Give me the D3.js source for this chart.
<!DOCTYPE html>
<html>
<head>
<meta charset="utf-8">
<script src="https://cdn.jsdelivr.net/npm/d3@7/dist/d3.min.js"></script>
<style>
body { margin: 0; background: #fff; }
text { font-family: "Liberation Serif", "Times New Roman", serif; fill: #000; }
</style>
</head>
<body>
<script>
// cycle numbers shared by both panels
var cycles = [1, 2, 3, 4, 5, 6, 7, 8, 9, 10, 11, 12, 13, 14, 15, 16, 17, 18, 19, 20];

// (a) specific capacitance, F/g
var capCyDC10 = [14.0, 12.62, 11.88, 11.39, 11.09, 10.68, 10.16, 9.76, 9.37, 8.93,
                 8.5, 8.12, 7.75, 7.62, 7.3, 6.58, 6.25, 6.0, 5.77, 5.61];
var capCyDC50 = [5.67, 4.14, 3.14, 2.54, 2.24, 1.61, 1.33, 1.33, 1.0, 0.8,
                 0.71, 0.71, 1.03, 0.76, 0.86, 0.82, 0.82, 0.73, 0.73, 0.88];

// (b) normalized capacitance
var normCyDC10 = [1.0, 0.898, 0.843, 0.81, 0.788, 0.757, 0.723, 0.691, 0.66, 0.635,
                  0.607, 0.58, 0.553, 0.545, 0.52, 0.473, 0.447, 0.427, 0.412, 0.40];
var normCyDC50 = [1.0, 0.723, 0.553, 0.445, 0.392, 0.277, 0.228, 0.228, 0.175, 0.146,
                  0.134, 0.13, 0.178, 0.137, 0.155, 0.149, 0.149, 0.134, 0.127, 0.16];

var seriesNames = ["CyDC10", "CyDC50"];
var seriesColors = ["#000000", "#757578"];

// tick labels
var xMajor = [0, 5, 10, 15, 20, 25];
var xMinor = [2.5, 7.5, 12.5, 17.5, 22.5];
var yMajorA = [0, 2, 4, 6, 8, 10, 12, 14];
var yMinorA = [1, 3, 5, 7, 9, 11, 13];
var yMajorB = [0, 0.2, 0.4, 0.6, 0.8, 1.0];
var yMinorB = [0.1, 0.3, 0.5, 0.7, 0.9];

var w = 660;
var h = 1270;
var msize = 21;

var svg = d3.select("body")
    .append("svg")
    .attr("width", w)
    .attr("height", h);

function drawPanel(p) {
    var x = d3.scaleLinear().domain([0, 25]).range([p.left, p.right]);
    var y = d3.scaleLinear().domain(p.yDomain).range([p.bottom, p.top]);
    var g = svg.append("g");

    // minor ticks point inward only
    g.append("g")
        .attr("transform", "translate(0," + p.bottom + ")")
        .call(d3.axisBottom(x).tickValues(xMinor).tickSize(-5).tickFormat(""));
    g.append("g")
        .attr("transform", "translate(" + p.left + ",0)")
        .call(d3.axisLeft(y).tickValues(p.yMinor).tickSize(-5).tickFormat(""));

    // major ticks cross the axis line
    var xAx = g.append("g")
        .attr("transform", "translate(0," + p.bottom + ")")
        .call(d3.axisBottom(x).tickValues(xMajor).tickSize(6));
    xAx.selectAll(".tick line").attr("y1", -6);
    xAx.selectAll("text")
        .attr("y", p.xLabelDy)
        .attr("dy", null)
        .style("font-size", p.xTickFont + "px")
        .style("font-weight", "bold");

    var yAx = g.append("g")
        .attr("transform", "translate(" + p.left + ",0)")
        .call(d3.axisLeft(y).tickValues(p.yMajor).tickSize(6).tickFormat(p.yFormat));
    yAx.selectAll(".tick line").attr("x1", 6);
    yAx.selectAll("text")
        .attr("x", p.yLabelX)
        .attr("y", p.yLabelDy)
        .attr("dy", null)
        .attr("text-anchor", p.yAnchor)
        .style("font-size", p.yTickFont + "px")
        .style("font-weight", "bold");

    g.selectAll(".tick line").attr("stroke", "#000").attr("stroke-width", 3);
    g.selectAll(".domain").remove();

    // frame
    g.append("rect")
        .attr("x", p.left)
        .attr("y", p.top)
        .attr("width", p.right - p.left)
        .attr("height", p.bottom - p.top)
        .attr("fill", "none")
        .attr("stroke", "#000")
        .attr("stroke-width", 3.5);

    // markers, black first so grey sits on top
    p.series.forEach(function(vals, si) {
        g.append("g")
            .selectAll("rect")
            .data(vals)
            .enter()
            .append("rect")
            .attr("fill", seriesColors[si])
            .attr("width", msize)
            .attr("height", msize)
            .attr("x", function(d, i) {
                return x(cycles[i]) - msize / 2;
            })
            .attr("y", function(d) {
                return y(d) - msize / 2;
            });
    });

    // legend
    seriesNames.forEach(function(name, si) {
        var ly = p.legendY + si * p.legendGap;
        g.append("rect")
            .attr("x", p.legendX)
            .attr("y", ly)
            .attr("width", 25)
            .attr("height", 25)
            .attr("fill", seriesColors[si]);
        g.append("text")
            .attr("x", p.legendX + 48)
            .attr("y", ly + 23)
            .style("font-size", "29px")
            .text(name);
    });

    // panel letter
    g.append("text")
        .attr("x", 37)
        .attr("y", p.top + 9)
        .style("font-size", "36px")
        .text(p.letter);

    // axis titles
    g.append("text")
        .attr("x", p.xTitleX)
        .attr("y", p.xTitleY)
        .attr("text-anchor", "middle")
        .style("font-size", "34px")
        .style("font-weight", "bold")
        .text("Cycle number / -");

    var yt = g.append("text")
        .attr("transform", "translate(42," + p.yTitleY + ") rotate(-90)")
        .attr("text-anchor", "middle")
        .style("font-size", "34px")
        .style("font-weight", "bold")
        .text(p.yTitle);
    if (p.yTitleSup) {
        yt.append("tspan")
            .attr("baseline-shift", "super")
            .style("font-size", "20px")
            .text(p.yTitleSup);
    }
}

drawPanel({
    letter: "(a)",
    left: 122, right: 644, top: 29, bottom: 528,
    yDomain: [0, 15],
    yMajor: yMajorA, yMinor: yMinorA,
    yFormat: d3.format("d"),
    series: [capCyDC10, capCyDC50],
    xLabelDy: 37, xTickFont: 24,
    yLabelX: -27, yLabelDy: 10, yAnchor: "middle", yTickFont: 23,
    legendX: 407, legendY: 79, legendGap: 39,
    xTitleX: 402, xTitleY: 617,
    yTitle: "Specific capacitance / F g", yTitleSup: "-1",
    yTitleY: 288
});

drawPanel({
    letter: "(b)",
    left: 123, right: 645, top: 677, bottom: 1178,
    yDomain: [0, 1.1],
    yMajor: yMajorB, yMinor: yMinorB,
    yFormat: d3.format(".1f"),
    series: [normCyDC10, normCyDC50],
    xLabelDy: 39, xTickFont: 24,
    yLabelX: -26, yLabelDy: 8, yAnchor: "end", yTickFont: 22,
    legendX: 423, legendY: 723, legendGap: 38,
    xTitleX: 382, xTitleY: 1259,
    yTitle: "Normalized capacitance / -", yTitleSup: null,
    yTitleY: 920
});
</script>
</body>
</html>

◆ ◆ ◆

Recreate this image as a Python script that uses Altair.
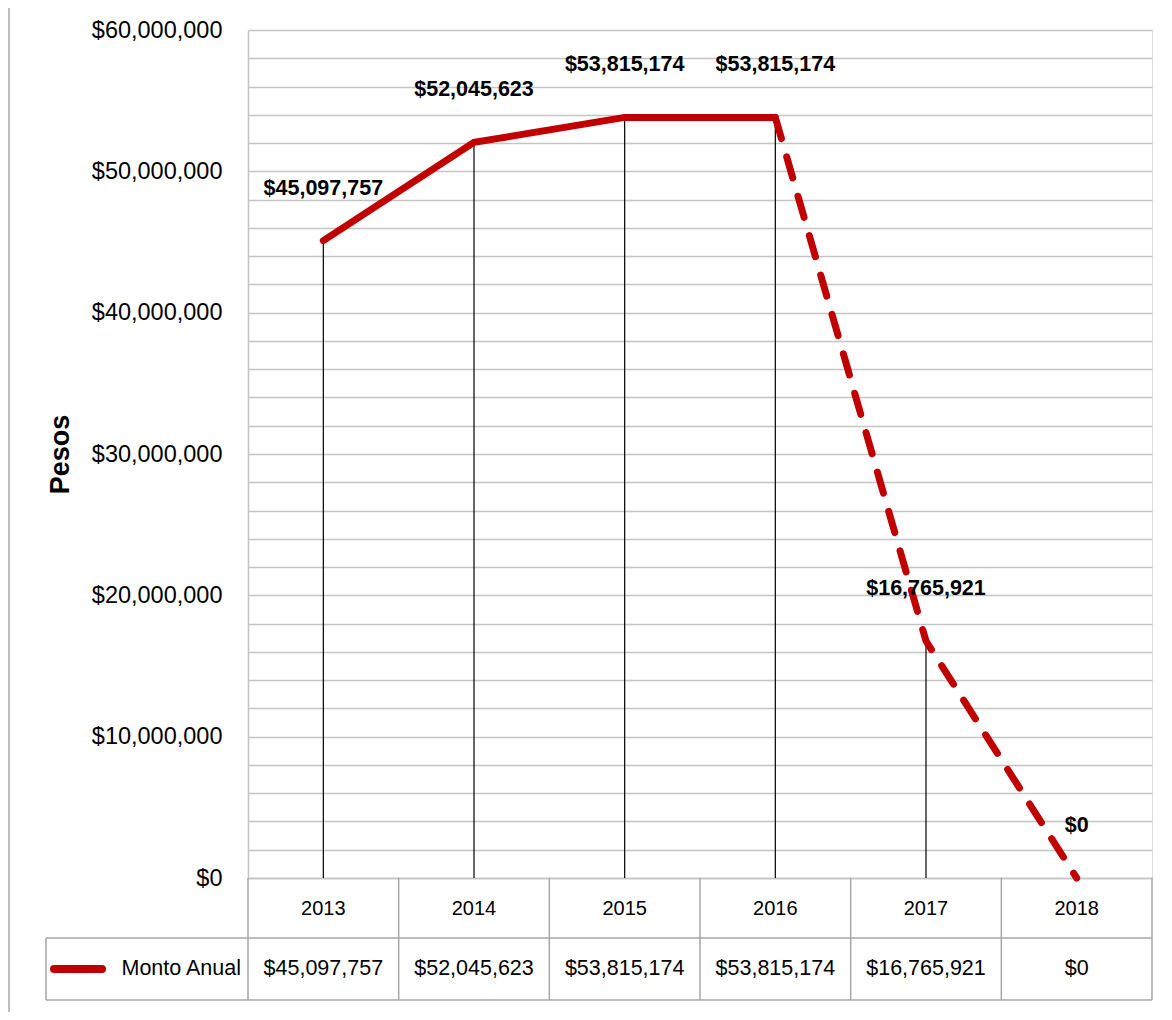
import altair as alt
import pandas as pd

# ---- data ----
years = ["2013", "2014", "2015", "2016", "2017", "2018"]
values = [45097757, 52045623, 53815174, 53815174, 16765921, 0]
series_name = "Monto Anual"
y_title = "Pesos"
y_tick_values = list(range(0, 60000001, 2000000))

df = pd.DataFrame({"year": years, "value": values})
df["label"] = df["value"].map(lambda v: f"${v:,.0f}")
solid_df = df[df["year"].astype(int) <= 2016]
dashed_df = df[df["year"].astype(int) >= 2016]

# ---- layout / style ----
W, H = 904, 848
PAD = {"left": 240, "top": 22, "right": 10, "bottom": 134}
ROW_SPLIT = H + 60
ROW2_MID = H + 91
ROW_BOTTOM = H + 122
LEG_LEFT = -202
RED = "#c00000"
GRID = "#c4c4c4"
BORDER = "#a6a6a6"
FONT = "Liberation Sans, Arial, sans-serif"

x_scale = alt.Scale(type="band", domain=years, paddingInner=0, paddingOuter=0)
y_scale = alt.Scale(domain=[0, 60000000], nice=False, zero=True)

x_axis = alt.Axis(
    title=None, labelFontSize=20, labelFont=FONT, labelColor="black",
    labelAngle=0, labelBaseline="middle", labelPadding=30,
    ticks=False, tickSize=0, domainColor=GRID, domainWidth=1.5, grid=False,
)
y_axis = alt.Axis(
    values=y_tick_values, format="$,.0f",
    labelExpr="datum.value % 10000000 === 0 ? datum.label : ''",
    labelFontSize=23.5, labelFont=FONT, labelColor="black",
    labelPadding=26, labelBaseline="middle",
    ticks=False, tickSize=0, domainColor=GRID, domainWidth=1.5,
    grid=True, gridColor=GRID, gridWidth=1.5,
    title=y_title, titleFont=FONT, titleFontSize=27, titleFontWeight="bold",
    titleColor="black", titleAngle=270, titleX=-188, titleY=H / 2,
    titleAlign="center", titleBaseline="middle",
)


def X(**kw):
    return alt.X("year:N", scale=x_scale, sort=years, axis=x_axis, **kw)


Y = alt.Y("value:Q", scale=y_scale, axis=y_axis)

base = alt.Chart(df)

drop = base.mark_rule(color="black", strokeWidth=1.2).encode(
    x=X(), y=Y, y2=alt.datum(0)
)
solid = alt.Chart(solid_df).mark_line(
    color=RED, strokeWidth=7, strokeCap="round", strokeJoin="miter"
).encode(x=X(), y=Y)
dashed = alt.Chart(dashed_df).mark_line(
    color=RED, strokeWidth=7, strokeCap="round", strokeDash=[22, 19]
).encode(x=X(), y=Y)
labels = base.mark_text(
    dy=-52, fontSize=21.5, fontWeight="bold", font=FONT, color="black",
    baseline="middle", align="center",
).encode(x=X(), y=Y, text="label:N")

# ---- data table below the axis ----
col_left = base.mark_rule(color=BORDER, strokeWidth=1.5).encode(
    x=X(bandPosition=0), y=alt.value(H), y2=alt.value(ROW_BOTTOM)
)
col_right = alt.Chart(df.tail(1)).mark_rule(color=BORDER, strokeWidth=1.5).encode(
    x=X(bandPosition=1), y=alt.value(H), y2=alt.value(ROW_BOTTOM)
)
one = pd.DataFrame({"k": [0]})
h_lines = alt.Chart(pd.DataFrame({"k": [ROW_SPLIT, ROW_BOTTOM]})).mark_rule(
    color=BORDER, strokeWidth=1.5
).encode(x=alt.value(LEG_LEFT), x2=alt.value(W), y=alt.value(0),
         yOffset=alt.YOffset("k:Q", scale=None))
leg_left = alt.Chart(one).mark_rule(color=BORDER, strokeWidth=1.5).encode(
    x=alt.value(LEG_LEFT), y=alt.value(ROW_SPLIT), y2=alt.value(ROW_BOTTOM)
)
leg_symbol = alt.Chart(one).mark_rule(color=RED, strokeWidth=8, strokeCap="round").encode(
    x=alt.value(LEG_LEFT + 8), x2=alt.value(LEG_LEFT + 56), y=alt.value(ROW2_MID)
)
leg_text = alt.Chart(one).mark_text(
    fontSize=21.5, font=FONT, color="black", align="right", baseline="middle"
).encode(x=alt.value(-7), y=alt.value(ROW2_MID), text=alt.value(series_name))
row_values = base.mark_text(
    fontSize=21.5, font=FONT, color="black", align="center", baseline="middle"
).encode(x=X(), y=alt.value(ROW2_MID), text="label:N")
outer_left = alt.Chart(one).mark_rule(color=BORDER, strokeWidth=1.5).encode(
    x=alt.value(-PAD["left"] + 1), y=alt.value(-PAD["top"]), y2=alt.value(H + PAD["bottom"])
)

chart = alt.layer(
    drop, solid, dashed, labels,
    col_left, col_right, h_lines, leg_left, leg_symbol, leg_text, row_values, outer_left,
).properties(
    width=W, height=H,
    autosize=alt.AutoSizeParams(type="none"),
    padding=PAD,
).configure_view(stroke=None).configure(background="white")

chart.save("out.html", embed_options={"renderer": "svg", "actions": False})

◆ ◆ ◆

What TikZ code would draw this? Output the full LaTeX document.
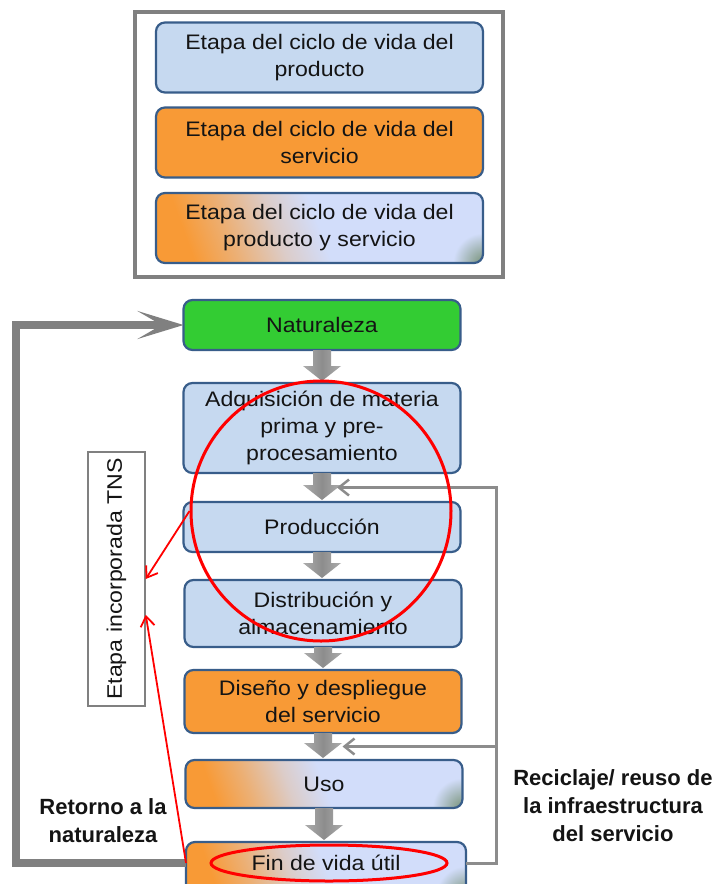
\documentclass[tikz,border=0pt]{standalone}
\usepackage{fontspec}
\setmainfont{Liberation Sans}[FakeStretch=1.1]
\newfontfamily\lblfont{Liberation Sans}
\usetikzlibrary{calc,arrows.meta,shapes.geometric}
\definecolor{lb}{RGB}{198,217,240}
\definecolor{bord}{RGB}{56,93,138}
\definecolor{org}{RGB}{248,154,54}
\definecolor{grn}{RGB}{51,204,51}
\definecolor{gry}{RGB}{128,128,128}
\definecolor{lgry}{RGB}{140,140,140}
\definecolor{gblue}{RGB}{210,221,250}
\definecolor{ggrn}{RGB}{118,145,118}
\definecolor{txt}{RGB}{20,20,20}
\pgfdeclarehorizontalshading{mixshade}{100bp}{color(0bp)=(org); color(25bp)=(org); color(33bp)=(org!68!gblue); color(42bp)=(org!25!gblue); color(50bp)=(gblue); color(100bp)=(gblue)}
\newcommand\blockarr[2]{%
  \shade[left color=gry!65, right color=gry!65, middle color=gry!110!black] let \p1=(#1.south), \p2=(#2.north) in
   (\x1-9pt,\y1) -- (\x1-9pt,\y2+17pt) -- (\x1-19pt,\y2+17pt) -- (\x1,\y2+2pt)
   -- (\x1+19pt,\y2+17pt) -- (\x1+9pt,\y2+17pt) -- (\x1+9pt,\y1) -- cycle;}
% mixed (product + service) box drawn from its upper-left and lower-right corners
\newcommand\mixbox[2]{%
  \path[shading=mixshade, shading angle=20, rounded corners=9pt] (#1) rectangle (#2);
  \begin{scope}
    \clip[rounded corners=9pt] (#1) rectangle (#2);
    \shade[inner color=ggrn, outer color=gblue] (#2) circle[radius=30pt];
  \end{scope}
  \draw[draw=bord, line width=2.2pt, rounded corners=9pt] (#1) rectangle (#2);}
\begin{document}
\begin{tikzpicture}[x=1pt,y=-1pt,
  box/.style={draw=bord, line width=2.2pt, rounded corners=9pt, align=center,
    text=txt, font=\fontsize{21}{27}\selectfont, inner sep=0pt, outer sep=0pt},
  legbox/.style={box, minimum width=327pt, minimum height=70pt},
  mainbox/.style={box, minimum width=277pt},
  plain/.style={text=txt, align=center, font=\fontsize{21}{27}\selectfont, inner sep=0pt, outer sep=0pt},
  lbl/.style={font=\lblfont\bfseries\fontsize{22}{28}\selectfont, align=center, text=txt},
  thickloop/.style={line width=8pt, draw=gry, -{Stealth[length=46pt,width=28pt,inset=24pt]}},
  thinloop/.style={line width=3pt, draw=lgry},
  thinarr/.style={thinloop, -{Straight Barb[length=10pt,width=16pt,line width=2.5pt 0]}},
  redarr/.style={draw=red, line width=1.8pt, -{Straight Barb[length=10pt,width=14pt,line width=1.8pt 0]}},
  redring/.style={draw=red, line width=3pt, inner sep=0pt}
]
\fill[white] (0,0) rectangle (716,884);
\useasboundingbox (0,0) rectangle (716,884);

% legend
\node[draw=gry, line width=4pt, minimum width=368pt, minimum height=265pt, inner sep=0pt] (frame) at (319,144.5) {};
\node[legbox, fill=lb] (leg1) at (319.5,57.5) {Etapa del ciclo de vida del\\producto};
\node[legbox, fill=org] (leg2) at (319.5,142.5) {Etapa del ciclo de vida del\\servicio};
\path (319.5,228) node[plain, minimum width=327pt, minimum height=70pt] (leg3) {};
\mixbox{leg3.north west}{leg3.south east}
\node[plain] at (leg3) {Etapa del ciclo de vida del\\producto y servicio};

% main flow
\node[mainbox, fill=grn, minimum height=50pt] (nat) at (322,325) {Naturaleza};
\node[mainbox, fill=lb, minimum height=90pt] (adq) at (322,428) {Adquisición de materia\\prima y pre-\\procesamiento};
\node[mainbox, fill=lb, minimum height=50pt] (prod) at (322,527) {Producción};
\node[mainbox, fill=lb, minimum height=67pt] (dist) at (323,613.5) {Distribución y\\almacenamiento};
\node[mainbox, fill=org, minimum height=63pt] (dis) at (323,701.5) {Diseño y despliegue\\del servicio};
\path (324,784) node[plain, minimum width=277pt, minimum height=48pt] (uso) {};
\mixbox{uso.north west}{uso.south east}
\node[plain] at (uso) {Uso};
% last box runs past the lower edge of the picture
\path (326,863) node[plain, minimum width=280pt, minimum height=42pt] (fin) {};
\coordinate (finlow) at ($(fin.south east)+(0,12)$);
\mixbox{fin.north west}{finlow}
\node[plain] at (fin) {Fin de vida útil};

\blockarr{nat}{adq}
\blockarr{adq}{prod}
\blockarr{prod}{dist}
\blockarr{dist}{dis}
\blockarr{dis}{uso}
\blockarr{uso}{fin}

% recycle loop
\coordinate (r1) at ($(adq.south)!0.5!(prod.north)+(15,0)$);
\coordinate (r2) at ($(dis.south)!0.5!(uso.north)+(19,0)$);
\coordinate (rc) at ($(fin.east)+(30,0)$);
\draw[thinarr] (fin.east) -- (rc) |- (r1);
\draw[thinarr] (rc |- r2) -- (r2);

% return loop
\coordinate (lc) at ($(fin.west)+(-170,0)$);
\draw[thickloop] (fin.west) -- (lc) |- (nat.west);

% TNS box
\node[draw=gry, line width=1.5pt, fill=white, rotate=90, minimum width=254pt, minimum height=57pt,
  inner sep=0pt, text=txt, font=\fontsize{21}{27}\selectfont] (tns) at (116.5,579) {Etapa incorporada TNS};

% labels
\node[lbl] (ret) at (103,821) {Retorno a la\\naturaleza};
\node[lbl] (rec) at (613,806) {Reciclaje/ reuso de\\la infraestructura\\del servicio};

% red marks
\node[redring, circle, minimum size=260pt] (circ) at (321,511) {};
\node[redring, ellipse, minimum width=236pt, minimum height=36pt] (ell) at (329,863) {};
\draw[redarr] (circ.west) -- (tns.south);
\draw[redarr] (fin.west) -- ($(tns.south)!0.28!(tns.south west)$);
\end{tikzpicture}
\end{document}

◆ ◆ ◆

REQUIRED TASK: Please print exactly, and only, the lines from the line with "Give me the D3.js source for this chart." to the line with "0.71, 0.71, 1.03, 0.76, 0.86, 0.82, 0.82, 0.73, 0.73, 0.88];", both included.

RESULT BELOW:
Give me the D3.js source for this chart.
<!DOCTYPE html>
<html>
<head>
<meta charset="utf-8">
<script src="https://cdn.jsdelivr.net/npm/d3@7/dist/d3.min.js"></script>
<style>
body { margin: 0; background: #fff; }
text { font-family: "Liberation Serif", "Times New Roman", serif; fill: #000; }
</style>
</head>
<body>
<script>
// cycle numbers shared by both panels
var cycles = [1, 2, 3, 4, 5, 6, 7, 8, 9, 10, 11, 12, 13, 14, 15, 16, 17, 18, 19, 20];

// (a) specific capacitance, F/g
var capCyDC10 = [14.0, 12.62, 11.88, 11.39, 11.09, 10.68, 10.16, 9.76, 9.37, 8.93,
                 8.5, 8.12, 7.75, 7.62, 7.3, 6.58, 6.25, 6.0, 5.77, 5.61];
var capCyDC50 = [5.67, 4.14, 3.14, 2.54, 2.24, 1.61, 1.33, 1.33, 1.0, 0.8,
                 0.71, 0.71, 1.03, 0.76, 0.86, 0.82, 0.82, 0.73, 0.73, 0.88];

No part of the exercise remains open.